Records shown:
********
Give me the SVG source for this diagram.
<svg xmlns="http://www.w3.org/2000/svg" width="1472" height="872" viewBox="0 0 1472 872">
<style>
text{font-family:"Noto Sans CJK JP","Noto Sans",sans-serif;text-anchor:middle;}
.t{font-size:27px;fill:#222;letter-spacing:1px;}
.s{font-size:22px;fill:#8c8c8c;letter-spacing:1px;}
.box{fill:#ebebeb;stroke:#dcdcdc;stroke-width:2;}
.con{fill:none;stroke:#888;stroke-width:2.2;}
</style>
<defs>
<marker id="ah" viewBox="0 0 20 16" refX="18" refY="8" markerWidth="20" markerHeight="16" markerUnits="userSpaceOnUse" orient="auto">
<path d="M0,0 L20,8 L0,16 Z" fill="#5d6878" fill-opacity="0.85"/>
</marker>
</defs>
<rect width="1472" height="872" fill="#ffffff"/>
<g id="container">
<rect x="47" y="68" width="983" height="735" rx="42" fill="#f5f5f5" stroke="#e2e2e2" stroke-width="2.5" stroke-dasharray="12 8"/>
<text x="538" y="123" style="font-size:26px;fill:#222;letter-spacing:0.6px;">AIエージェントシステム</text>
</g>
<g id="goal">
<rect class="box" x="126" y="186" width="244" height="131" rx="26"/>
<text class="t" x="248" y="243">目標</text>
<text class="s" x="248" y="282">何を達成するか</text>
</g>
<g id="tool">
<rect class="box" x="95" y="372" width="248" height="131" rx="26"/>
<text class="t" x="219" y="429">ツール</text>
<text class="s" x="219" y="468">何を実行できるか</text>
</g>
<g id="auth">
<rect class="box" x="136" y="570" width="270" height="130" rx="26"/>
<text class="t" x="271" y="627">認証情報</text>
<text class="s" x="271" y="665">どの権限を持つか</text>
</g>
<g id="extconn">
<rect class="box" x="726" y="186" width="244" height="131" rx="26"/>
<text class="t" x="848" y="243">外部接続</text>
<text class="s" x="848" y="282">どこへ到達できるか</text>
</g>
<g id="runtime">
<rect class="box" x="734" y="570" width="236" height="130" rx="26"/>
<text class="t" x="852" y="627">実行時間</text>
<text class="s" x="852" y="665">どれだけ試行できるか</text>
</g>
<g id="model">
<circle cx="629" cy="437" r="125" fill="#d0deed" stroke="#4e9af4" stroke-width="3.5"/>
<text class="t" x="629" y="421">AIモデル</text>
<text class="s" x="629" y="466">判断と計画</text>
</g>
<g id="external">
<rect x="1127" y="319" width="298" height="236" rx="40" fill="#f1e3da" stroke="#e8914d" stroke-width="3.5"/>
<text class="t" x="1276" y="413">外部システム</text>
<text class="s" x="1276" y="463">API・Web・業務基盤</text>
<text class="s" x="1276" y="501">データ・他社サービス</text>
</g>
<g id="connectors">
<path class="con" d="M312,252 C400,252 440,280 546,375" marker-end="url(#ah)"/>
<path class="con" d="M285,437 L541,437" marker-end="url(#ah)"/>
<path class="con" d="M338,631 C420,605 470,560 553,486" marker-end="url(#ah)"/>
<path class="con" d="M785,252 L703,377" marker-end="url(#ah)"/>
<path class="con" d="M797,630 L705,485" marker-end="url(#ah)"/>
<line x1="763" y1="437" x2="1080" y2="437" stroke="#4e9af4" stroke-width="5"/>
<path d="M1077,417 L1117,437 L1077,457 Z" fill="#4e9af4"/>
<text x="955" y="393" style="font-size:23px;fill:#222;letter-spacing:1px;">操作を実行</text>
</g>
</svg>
********
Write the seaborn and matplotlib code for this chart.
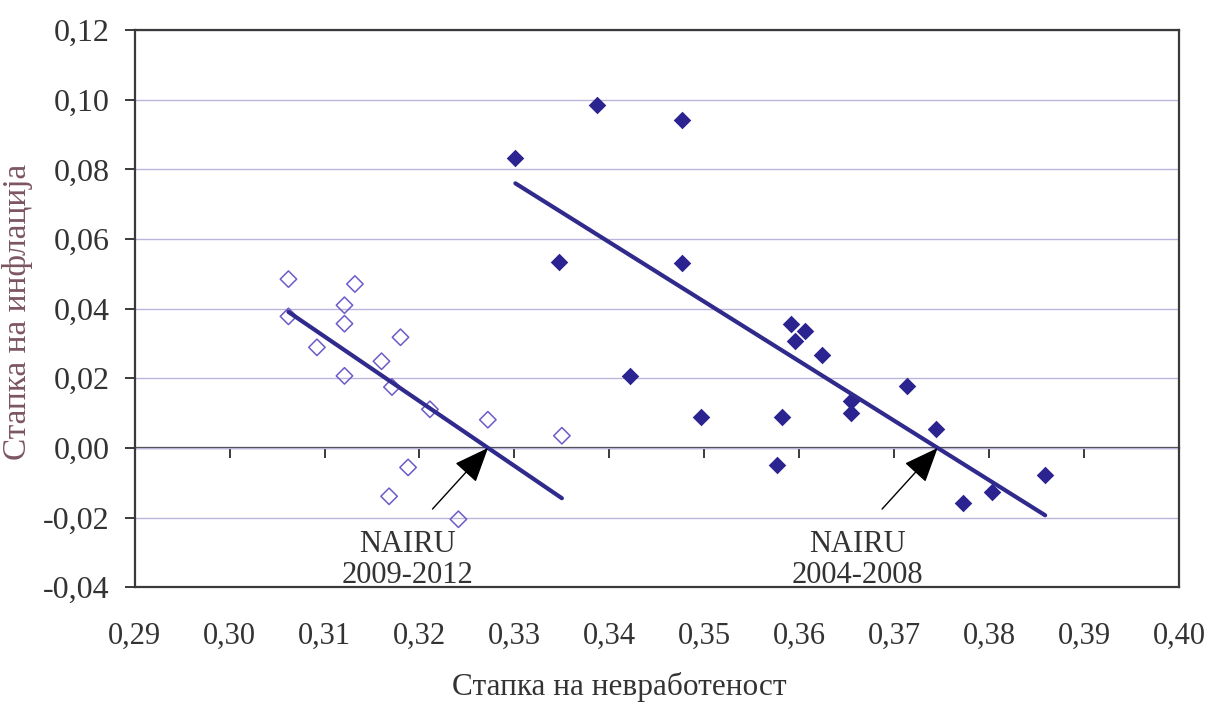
********
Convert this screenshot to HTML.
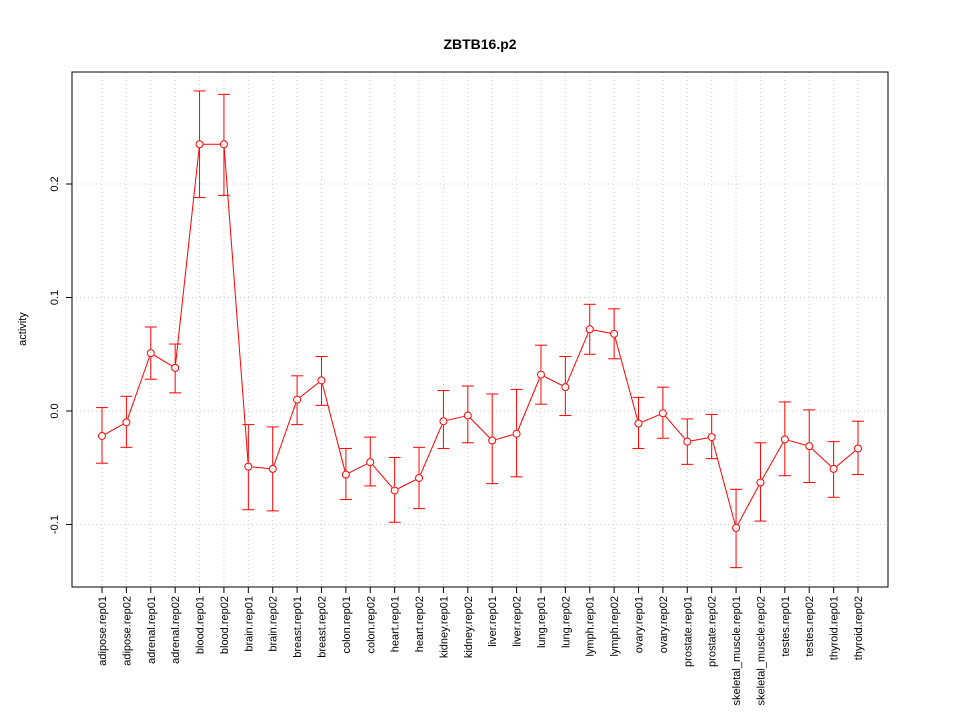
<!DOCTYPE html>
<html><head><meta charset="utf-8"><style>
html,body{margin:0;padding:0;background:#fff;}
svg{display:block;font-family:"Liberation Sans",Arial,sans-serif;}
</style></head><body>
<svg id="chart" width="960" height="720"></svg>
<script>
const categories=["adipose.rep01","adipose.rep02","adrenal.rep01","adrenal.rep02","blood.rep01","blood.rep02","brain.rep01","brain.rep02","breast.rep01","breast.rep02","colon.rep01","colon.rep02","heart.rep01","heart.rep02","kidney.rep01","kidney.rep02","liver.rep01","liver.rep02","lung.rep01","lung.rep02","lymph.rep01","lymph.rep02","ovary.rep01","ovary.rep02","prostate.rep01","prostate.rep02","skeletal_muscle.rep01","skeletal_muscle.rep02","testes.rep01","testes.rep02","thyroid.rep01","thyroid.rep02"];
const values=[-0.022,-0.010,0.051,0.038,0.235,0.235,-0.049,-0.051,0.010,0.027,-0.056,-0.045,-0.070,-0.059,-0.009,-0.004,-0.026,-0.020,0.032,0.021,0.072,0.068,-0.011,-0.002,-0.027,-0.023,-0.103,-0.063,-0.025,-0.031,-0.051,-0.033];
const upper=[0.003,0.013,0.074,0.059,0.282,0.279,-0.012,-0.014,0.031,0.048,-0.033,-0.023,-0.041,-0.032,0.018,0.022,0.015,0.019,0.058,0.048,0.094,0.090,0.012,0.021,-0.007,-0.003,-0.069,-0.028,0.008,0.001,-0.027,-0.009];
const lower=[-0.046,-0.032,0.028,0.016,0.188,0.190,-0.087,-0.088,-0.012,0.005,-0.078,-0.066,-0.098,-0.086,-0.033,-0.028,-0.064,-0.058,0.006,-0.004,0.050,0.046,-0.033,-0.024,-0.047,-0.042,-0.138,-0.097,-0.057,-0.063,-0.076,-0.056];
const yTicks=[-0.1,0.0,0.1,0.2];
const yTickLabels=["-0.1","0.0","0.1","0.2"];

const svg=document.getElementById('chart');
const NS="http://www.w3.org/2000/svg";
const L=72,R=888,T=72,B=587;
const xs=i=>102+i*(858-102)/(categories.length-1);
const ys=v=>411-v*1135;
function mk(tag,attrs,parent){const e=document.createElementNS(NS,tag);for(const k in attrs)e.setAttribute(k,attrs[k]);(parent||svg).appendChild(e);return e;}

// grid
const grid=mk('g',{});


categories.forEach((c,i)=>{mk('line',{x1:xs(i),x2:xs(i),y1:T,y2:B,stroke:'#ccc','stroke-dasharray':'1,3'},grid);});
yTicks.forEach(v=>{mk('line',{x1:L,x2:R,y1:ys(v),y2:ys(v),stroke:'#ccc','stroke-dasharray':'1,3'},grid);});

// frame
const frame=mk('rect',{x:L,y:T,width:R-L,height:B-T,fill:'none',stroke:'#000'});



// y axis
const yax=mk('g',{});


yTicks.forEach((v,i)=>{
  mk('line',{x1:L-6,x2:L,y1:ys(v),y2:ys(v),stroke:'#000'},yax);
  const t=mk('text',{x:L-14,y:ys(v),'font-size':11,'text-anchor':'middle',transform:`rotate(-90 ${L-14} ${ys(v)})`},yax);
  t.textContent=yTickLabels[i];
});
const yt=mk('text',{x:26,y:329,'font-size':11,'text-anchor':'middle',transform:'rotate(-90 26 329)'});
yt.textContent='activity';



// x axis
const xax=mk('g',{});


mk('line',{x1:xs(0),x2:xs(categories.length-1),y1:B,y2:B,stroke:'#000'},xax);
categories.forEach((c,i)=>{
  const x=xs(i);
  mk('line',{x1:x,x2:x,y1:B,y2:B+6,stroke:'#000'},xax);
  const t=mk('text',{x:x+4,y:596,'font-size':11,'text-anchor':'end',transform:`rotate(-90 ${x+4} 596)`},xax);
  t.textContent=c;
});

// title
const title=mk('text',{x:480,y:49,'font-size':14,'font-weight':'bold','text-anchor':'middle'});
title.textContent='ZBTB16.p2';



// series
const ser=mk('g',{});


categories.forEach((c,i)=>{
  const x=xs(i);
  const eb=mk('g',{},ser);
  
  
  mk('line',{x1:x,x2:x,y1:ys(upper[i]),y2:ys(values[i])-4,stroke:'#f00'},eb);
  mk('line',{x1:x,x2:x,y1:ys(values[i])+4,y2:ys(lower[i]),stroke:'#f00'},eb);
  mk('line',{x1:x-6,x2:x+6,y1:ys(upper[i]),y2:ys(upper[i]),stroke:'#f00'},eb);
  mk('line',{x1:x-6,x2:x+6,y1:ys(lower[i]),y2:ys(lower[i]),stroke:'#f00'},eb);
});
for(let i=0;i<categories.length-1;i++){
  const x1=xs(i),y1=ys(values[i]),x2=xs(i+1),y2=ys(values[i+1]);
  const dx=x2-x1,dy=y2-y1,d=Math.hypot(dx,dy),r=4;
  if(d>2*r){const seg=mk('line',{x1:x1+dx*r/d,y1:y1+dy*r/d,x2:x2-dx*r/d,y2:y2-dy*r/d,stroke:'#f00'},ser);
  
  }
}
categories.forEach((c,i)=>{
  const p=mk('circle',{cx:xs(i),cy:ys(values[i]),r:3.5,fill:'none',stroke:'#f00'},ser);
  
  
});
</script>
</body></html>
********
Task requirements: Return each line of the data that contains the string "chart".

Answer to this problem:
Write the seaborn and matplotlib code for this chart.
<svg id="chart" width="960" height="720"></svg>
const svg=document.getElementById('chart');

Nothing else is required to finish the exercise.